Salemba, 28 April 2026
Mahawan Karuniasa
The leadership transition at Indonesia’s Ministry of Environment marks a critical test for the continuity and direction of the country’s environmental governance, particularly amid escalating ecological and climate challenges.
The handover from Hanif Faisol Nurofiq to M. Jumhur Hidayat on 27 April 2026 represents more than a routine administrative change. It signals a pivotal moment in determining whether Indonesia’s environmental policies can evolve from regulatory enforcement toward a more inclusive and justice-oriented framework.
During his tenure, Hanif was widely regarded for his technocratic and enforcement-driven approach.

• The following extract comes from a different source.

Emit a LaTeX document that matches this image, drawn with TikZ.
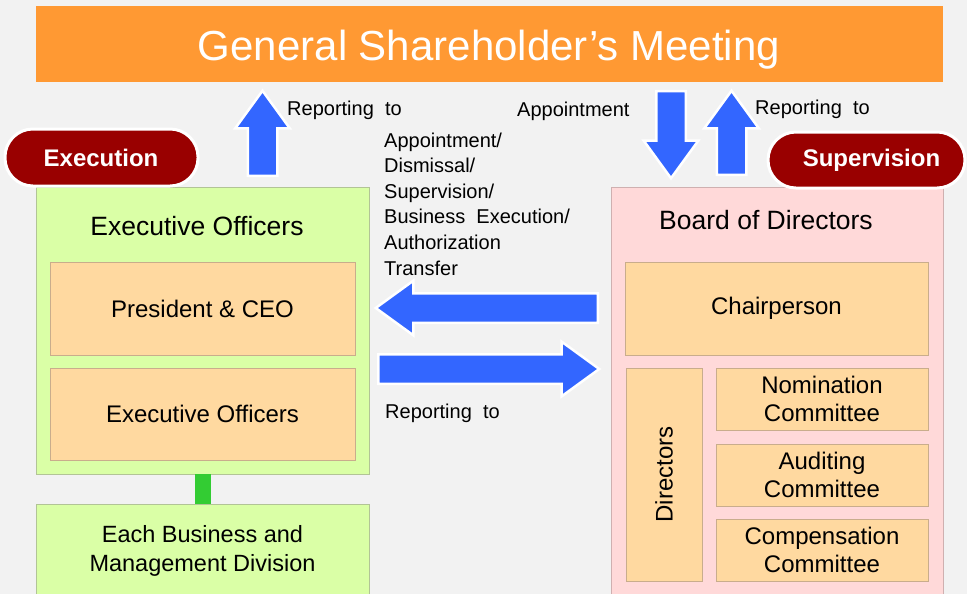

His administration focused on four key priorities: phasing out open dumping practices, strengthening the Corporate Performance Rating Program (PROPER), enhancing environmental law enforcement, and developing integrated environmental data systems. While these efforts improved oversight, structural transformation remains incomplete.

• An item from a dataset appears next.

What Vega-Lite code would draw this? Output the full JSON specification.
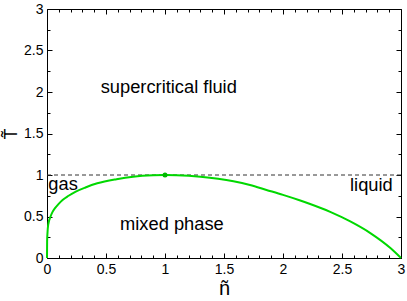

One of the most pressing concerns is the resurgence of forest and land fires in 2026, which reportedly reached approximately 52,000 hectares, particularly in regions such as Riau and West Kalimantan. This highlights the gap between regulatory enforcement and long-term socio-ecological resilience.
In contrast, Jumhur enters office with a background rooted in labor activism and social advocacy rather than environmental technocracy. His experience, including leadership at BNP2TKI, positions him to strengthen participatory governance and address environmental issues through a social justice lens.
Observers note that this shift could broaden policy legitimacy by incorporating the perspectives of vulnerable communities—such as those affected by pollution, waste management issues, forest fires, and land-use conflicts. However, Jumhur faces the immediate challenge of bridging technical gaps in complex environmental domains, including hazardous waste management, environmental impact assessments, carbon economics, and biodiversity conservation.
Analysts suggest that the ideal path forward lies in combining Hanif’s regulatory rigor with Jumhur’s social engagement approach. Such a synthesis could transform environmental governance into a more holistic system—one that not only enforces compliance but also ensures ecological restoration, public transparency, and community protection.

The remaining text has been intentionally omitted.